Derrière les effets spéciaux, la virtuosité technologique, le propos des réalisateurs est de questionner les consciences des spectateurs. De les inviter à chercher la vérité au-delà des apparences pour se libérer de toute domination. Le journaliste ne va pas percevoir l'importance de cette quête, pourtant au coeur du film. Il va même faire un contre-sens sur la nature de la « matrice » en la décrivant comme « un univers créé sur ordinateur par des êtres maléfiques », alors qu'il s'agit d'un monde virtuel, intégralement généré par des machines, devenues maîtresses d'un monde post-apocalypse.
Connaissance et curiosité comme remèdes au contrôle et au despotisme, autant de thématiques que les deux acteurs lui rappelleront en fin d’interview. Pour Carrie-Ann Moss, la matrice doit être vue comme une sorte de métaphore : « La matrice ça peut être n'importe quoi. Tout ce qui peut nous contrôler. Et c'est vrai que les médias contrôlent aujourd'hui notre société. » Un propos que va modérer son partenaire, insistant sur la vigilance : « Ils ne nous contrôlent pas ! Il faut juste faire attention. Ils ne nous contrôlent que si on le veut bien ! »
Un conte métaphysique ?
Le même jour, le 20h00 de France 2 consacrait également un long sujet à la sortie du film. Nicole Cornuz-Langlois avait visiblement mieux appréhendé la portée spirituelle et virtuelle de « Matrix » :
Cinéma: Sortie de Matrix
1999 - 02:24 - vidéo
La journaliste souligne au début de son sujet la puissance de la phrase répétée par Morpheus (joué par Laurence Fishburne) à Neo : « Libère ton esprit Neo. » Elle explique que le spectateur devra ouvrir son propre esprit, accepter de se laisser happer par le film, pour percevoir le message et la portée symbolique cachée derrière les effets spéciaux : l'importance de la quête de la vérité et la notion de « perception » de la vérité. Cet éclairage plus spirituel va lui permettre d’obtenir des deux acteurs des réponses tout à fait différentes de celles de l’interview du 12/13.

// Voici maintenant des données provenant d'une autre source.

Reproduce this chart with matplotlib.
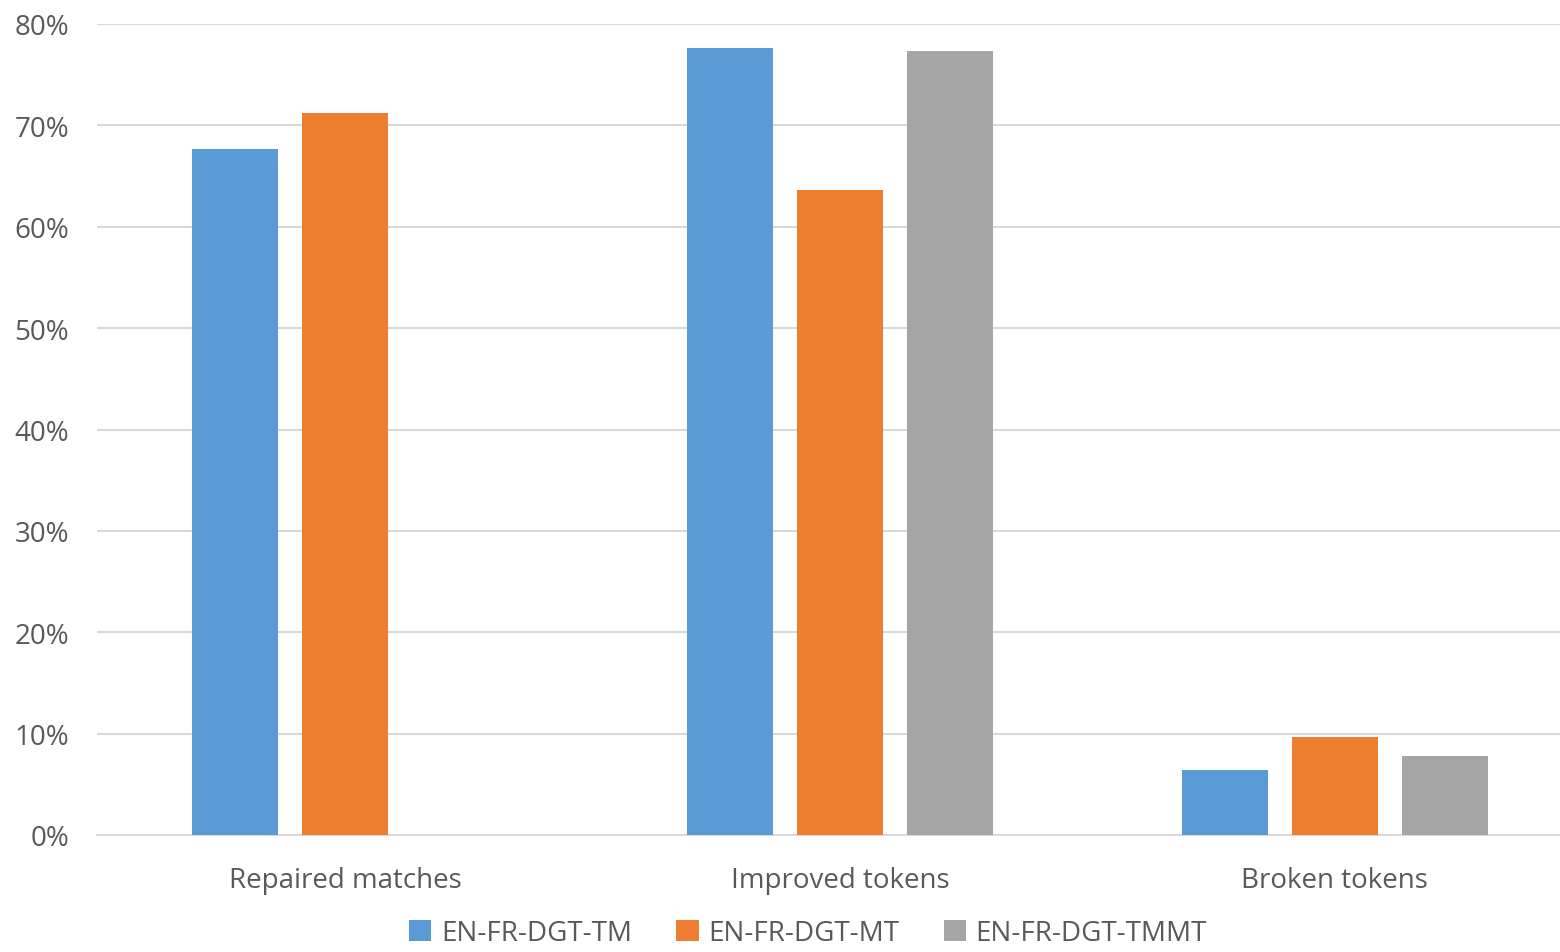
import matplotlib
matplotlib.use("Agg")
import matplotlib.pyplot as plt
import numpy as np
from matplotlib.ticker import FuncFormatter

categories = ["Repaired matches", "Improved tokens", "Broken tokens"]
series_names = ["EN-FR-DGT-TM", "EN-FR-DGT-MT", "EN-FR-DGT-TMMT"]
tm_values = [67.7, 77.6, 6.4]
mt_values = [71.2, 63.6, 9.7]
tmmt_values = [np.nan, 77.3, 7.8]
colors = ["#5B9BD5", "#ED7D31", "#A5A5A5"]
yticks = [0, 10, 20, 30, 40, 50, 60, 70, 80]

plt.rcParams['font.family'] = ['Open Sans', 'DejaVu Sans']
fig = plt.figure(figsize=(15.6, 9.53), dpi=100)
ax = fig.add_axes([97/1560, 1 - 836/953, 1 - 97/1560, (836 - 25)/953])

x = np.arange(len(categories))
width = 0.174
step = 0.222
offsets = [-step, 0, step]
for vals, off, col, name in zip([tm_values, mt_values, tmmt_values], offsets, colors, series_names):
    ax.bar(x + off, vals, width, color=col, label=name, zorder=3)

ax.set_xlim(-0.501, 2.455)
ax.set_ylim(0, 80)
ax.set_yticks(yticks)
ax.yaxis.set_major_formatter(FuncFormatter(lambda v, p: f"{int(v)}%"))
ax.set_xticks(x)
ax.set_xticklabels(categories)
ax.grid(axis='y', color='#D9D9D9', linewidth=1.5, zorder=0)
for s in ['top', 'right', 'left']:
    ax.spines[s].set_visible(False)
ax.spines['bottom'].set_color('#D9D9D9')
ax.spines['bottom'].set_linewidth(1.5)
ax.tick_params(axis='both', length=0, labelsize=20, colors='#595959')
ax.tick_params(axis='x', pad=22)
ax.tick_params(axis='y', pad=20)
for lab in ax.get_yticklabels():
    lab.set_horizontalalignment('right')

leg = fig.legend(loc='center', bbox_to_anchor=(808/1560, 1 - 934/953), ncol=3, frameon=False,
                 fontsize=20, handlelength=0.8, handleheight=0.8, handletextpad=0.35,
                 columnspacing=1.6, labelcolor='#595959', borderpad=0.2)
fig.savefig("out.png", dpi=100)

Pour Carrie-Ann Moss, il est bien question de « métaphysique » et de symboles, à l'instar de son prénom Trinity : « Je pense que rien n'est dû au hasard dans ce film. Il y a beaucoup de métaphores, d'idées religieuses et finalement tout est là. », explique-t-elle. Quant à Keanu Reeves, il confirme et donne un nouvel éclairage sur les sources d'inspirations des réalisateurs : «Je crois que quand les deux frères réalisateurs ont écrit le film, ils ont pris la mythologie et tous ses archétypes classiques, et ils les ont réinventés avec un sens moderne. »
Dans sa conclusion, la journaliste ajoutera que les effets visuels ne sont pas là uniquement pour le spectacle : « Ils deviennent un ressort dramatique, et dans les combats chorégraphiés à la manière de Hong Kong, le héros reste guidé par la foi… On a beau devenir virtuel, on n’en reste pas moins un homme ».